• _Instructions for the task_: What lines of the data include the string "this"? Copy them all.

• _Entries provided_:
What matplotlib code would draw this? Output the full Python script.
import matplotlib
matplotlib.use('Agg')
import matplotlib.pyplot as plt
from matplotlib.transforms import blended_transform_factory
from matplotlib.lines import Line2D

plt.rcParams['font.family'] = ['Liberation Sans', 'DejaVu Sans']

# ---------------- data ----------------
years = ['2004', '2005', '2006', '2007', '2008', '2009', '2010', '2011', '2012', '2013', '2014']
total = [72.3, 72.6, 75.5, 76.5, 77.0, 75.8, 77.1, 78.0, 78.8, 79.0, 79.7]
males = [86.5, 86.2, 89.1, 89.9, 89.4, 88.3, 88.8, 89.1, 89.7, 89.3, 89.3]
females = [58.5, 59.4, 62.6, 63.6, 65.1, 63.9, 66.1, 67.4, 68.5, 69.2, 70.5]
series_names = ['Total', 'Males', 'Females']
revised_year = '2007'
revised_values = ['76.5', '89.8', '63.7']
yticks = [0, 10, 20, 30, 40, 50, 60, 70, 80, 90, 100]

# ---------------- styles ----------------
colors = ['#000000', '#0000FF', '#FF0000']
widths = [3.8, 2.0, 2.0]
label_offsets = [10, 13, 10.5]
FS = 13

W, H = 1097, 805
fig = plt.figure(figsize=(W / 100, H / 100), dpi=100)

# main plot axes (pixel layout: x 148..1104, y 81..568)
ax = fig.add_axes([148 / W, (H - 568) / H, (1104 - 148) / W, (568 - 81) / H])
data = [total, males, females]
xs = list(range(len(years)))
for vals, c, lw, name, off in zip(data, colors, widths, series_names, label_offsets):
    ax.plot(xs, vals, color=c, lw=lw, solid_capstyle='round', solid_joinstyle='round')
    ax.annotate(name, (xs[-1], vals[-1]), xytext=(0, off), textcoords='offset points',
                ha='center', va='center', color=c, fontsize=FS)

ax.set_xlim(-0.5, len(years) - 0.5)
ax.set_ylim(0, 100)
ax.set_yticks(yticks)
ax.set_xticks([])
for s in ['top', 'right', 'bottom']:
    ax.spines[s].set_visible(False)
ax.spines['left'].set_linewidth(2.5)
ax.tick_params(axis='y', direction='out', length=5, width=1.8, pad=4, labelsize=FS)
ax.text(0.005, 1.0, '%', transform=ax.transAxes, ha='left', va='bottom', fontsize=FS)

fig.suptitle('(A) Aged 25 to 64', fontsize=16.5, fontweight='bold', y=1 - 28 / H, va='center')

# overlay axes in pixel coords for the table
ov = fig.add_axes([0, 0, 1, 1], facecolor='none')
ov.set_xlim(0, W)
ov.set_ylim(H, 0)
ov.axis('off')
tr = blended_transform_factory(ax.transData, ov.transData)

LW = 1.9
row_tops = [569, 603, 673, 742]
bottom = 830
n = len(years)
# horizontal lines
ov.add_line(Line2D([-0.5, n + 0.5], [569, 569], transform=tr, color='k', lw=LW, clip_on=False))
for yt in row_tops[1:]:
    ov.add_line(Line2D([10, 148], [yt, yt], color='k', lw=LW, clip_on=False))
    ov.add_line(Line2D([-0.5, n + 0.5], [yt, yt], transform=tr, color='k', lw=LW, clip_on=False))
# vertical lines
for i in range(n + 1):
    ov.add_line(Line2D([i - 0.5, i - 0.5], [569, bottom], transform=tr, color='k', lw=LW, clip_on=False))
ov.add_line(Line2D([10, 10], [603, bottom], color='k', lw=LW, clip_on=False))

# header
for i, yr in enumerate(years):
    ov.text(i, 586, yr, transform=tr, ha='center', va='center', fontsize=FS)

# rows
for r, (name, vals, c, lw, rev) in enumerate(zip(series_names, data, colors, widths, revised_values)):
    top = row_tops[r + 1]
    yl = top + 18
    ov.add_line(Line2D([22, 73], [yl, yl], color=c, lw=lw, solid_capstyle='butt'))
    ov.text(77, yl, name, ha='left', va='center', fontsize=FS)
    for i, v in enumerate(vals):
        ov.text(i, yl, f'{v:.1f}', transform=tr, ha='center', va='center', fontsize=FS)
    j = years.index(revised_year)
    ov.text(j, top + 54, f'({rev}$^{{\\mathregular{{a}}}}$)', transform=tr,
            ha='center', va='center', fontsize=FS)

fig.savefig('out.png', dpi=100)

==

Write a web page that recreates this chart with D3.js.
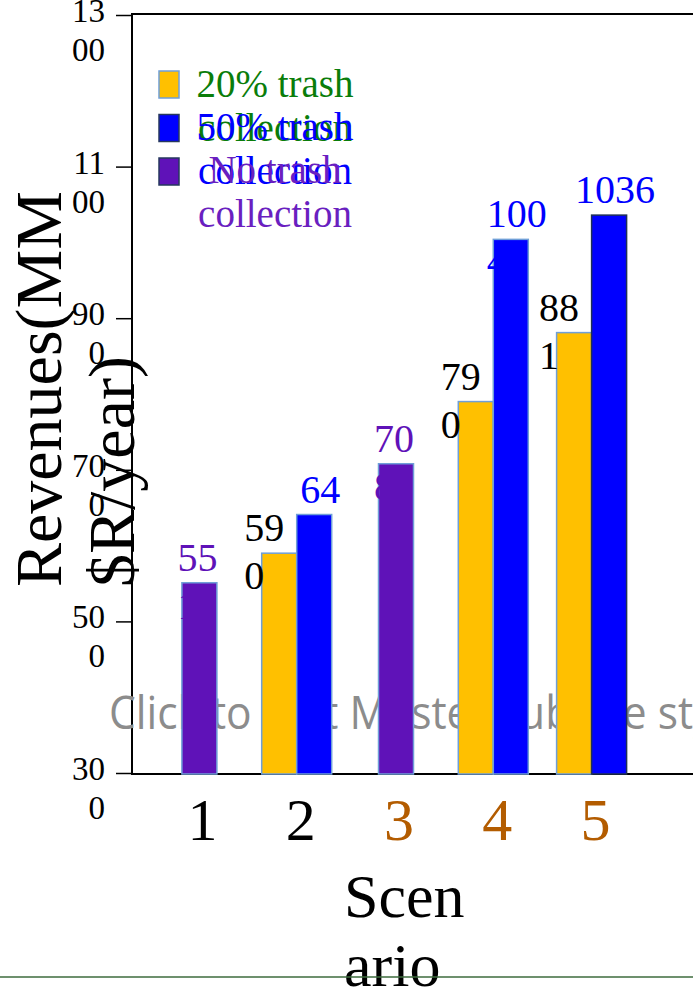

• _Reply to the task_:
What matplotlib code would draw this? Output the full Python script.
Write a web page that recreates this chart with D3.js.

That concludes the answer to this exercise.